> WRITTEN REQUEST
Leave out the pictures and copy everything else below exactly.

> GIVEN MATERIAL
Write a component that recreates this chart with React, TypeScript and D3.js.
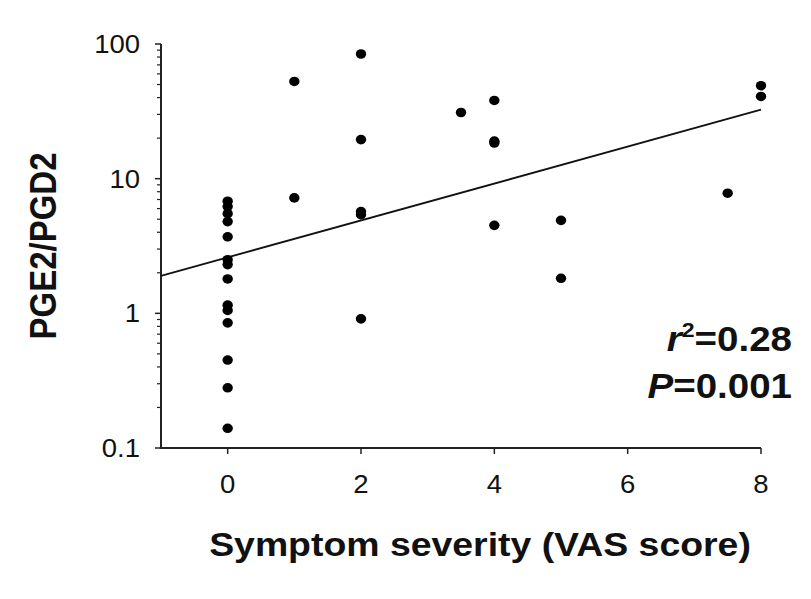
import React from 'react';
import * as d3 from 'd3';

// VAS score (x) and PGE2/PGD2 ratio (y, log scale)
const vasScore = [
  0, 0, 0, 0, 0, 0, 0, 0, 0, 0, 0, 0, 0, 0,
  1, 1,
  2, 2, 2, 2, 2,
  3.5,
  4, 4, 4, 4,
  5, 5,
  7.5,
  8, 8,
];
const pgRatio = [
  0.14, 0.28, 0.45, 0.85, 1.05, 1.15, 1.8, 2.3, 2.5, 3.7, 4.8, 5.5, 6.2, 6.8,
  52.7, 7.2,
  84.3, 19.5, 5.7, 5.4, 0.91,
  31,
  38.1, 19.0, 18.4, 4.5,
  4.9, 1.82,
  7.8,
  49, 40.8,
];

// regression line end points
const fitX = [-1, 8];
const fitY = [1.9, 32.5];

const xTicks = [0, 2, 4, 6, 8];
const yTicks = [0.1, 1, 10, 100];
const yTickLabels = ['0.1', '1', '10', '100'];

const font = 'Liberation Sans, Arial, Helvetica, sans-serif';
const sx = 1.1; // the figure is slightly stretched sideways

export default function App() {
  const x = d3.scaleLinear().domain([-1, 8]).range([161, 761]);
  const y = d3.scaleLog().domain([0.1, 100]).range([448, 44]);
  const minorTicks = y.ticks().filter((t) => !yTicks.some((m) => Math.abs(m - t) < 1e-9));

  const fitLine = d3
    .line<number>()
    .x((d) => x(d))
    .y((d, i) => y(fitY[i]));

  const axisColor = '#222';

  return (
    <svg
      width={811}
      height={599}
      style={{ position: 'absolute', left: 0, top: 0, background: '#fff' }}
      fontFamily={font}
    >
      {/* axes */}
      <line x1={x(-1)} x2={x(-1)} y1={y(100)} y2={y(0.1) + 1} stroke={axisColor} strokeWidth={2} />
      <line x1={x(-1) - 1} x2={x(8)} y1={y(0.1)} y2={y(0.1)} stroke={axisColor} strokeWidth={2} />

      {/* y ticks */}
      {yTicks.map((t) => (
        <line key={'ym' + t} x1={x(-1) - 6} x2={x(-1)} y1={y(t)} y2={y(t)} stroke={axisColor} strokeWidth={1.5} />
      ))}
      {minorTicks.map((t) => (
        <line key={'yn' + t} x1={x(-1) - 4} x2={x(-1)} y1={y(t)} y2={y(t)} stroke={axisColor} strokeWidth={1.2} />
      ))}
      {yTicks.map((t, i) => (
        <text
          key={'yl' + t}
          transform={`translate(${x(-1) - 21},${y(t)}) scale(${sx},1)`}
          textAnchor="end"
          dy="0.36em"
          fontSize={25}
          fill="#111"
        >
          {yTickLabels[i]}
        </text>
      ))}

      {/* x ticks */}
      {xTicks.map((t) => (
        <g key={'x' + t}>
          <line x1={x(t)} x2={x(t)} y1={y(0.1)} y2={y(0.1) + 6} stroke={axisColor} strokeWidth={1.5} />
          <text
            transform={`translate(${x(t)},493) scale(${sx},1)`}
            textAnchor="middle"
            fontSize={25}
            fill="#111"
          >
            {t}
          </text>
        </g>
      ))}

      {/* regression line */}
      <path d={fitLine(fitX) || ''} fill="none" stroke="#111" strokeWidth={1.8} />

      {/* points */}
      {vasScore.map((v, i) => (
        <ellipse key={'p' + i} cx={x(v)} cy={y(pgRatio[i])} rx={5.2} ry={4.8} fill="#000" />
      ))}

      {/* axis titles */}
      <text
        transform={`translate(480,556) scale(${sx},1)`}
        textAnchor="middle"
        fontSize={34}
        fontWeight="bold"
        fill="#111"
      >
        Symptom severity (VAS score)
      </text>
      <text
        transform={`translate(56,246) scale(${sx},1) rotate(-90)`}
        textAnchor="middle"
        fontSize={33}
        fontWeight="bold"
        fill="#111"
      >
        PGE2/PGD2
      </text>

      {/* statistics */}
      <text
        transform={`translate(792,351) scale(${sx},1)`}
        textAnchor="end"
        fontSize={35}
        fontWeight="bold"
        fill="#111"
      >
        <tspan fontStyle="italic">r</tspan>
        <tspan fontSize={21} dy={-14}>2</tspan>
        <tspan dy={14}>=0.28</tspan>
      </text>
      <text
        transform={`translate(792,398) scale(${sx},1)`}
        textAnchor="end"
        fontSize={35}
        fontWeight="bold"
        fill="#111"
      >
        <tspan fontStyle="italic">P</tspan>
        <tspan>=0.001</tspan>
      </text>
    </svg>
  );
}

> THE SOLUTION
Write a component that recreates this chart with React, TypeScript and D3.js.
import React from 'react';
import * as d3 from 'd3';

// VAS score (x) and PGE2/PGD2 ratio (y, log scale)
const vasScore = [
  0, 0, 0, 0, 0, 0, 0, 0, 0, 0, 0, 0, 0, 0,
  1, 1,
  2, 2, 2, 2, 2,
  3.5,
  4, 4, 4, 4,
  5, 5,
  7.5,
  8, 8,
];
const pgRatio = [
  0.14, 0.28, 0.45, 0.85, 1.05, 1.15, 1.8, 2.3, 2.5, 3.7, 4.8, 5.5, 6.2, 6.8,
  52.7, 7.2,
  84.3, 19.5, 5.7, 5.4, 0.91,
  31,
  38.1, 19.0, 18.4, 4.5,
  4.9, 1.82,
  7.8,
  49, 40.8,
];

// regression line end points
const fitX = [-1, 8];
const fitY = [1.9, 32.5];

const xTicks = [0, 2, 4, 6, 8];
const yTicks = [0.1, 1, 10, 100];
const yTickLabels = ['0.1', '1', '10', '100'];

const font = 'Liberation Sans, Arial, Helvetica, sans-serif';
const sx = 1.1; // the figure is slightly stretched sideways

export default function App() {
  const x = d3.scaleLinear().domain([-1, 8]).range([161, 761]);
  const y = d3.scaleLog().domain([0.1, 100]).range([448, 44]);
  const minorTicks = y.ticks().filter((t) => !yTicks.some((m) => Math.abs(m - t) < 1e-9));

  const fitLine = d3
    .line<number>()
    .x((d) => x(d))
    .y((d, i) => y(fitY[i]));

  const axisColor = '#222';

  return (
    <svg
      width={811}
      height={599}
      style={{ position: 'absolute', left: 0, top: 0, background: '#fff' }}
      fontFamily={font}
    >
      {/* axes */}
      <line x1={x(-1)} x2={x(-1)} y1={y(100)} y2={y(0.1) + 1} stroke={axisColor} strokeWidth={2} />
      <line x1={x(-1) - 1} x2={x(8)} y1={y(0.1)} y2={y(0.1)} stroke={axisColor} strokeWidth={2} />

      {/* y ticks */}
      {yTicks.map((t) => (
        <line key={'ym' + t} x1={x(-1) - 6} x2={x(-1)} y1={y(t)} y2={y(t)} stroke={axisColor} strokeWidth={1.5} />
      ))}
      {minorTicks.map((t) => (
        <line key={'yn' + t} x1={x(-1) - 4} x2={x(-1)} y1={y(t)} y2={y(t)} stroke={axisColor} strokeWidth={1.2} />
      ))}
      {yTicks.map((t, i) => (
        <text
          key={'yl' + t}
          transform={`translate(${x(-1) - 21},${y(t)}) scale(${sx},1)`}
          textAnchor="end"
          dy="0.36em"
          fontSize={25}
          fill="#111"
        >
          {yTickLabels[i]}
        </text>
      ))}

      {/* x ticks */}
      {xTicks.map((t) => (
        <g key={'x' + t}>
          <line x1={x(t)} x2={x(t)} y1={y(0.1)} y2={y(0.1) + 6} stroke={axisColor} strokeWidth={1.5} />
          <text
            transform={`translate(${x(t)},493) scale(${sx},1)`}
            textAnchor="middle"
            fontSize={25}
            fill="#111"
          >
            {t}
          </text>
        </g>
      ))}

      {/* regression line */}
      <path d={fitLine(fitX) || ''} fill="none" stroke="#111" strokeWidth={1.8} />

      {/* points */}
      {vasScore.map((v, i) => (
        <ellipse key={'p' + i} cx={x(v)} cy={y(pgRatio[i])} rx={5.2} ry={4.8} fill="#000" />
      ))}

      {/* axis titles */}
      <text
        transform={`translate(480,556) scale(${sx},1)`}
        textAnchor="middle"
        fontSize={34}
        fontWeight="bold"
        fill="#111"
      >
        Symptom severity (VAS score)
      </text>
      <text
        transform={`translate(56,246) scale(${sx},1) rotate(-90)`}
        textAnchor="middle"
        fontSize={33}
        fontWeight="bold"
        fill="#111"
      >
        PGE2/PGD2
      </text>

      {/* statistics */}
      <text
        transform={`translate(792,351) scale(${sx},1)`}
        textAnchor="end"
        fontSize={35}
        fontWeight="bold"
        fill="#111"
      >
        <tspan fontStyle="italic">r</tspan>
        <tspan fontSize={21} dy={-14}>2</tspan>
        <tspan dy={14}>=0.28</tspan>
      </text>
      <text
        transform={`translate(792,398) scale(${sx},1)`}
        textAnchor="end"
        fontSize={35}
        fontWeight="bold"
        fill="#111"
      >
        <tspan fontStyle="italic">P</tspan>
        <tspan>=0.001</tspan>
      </text>
    </svg>
  );
}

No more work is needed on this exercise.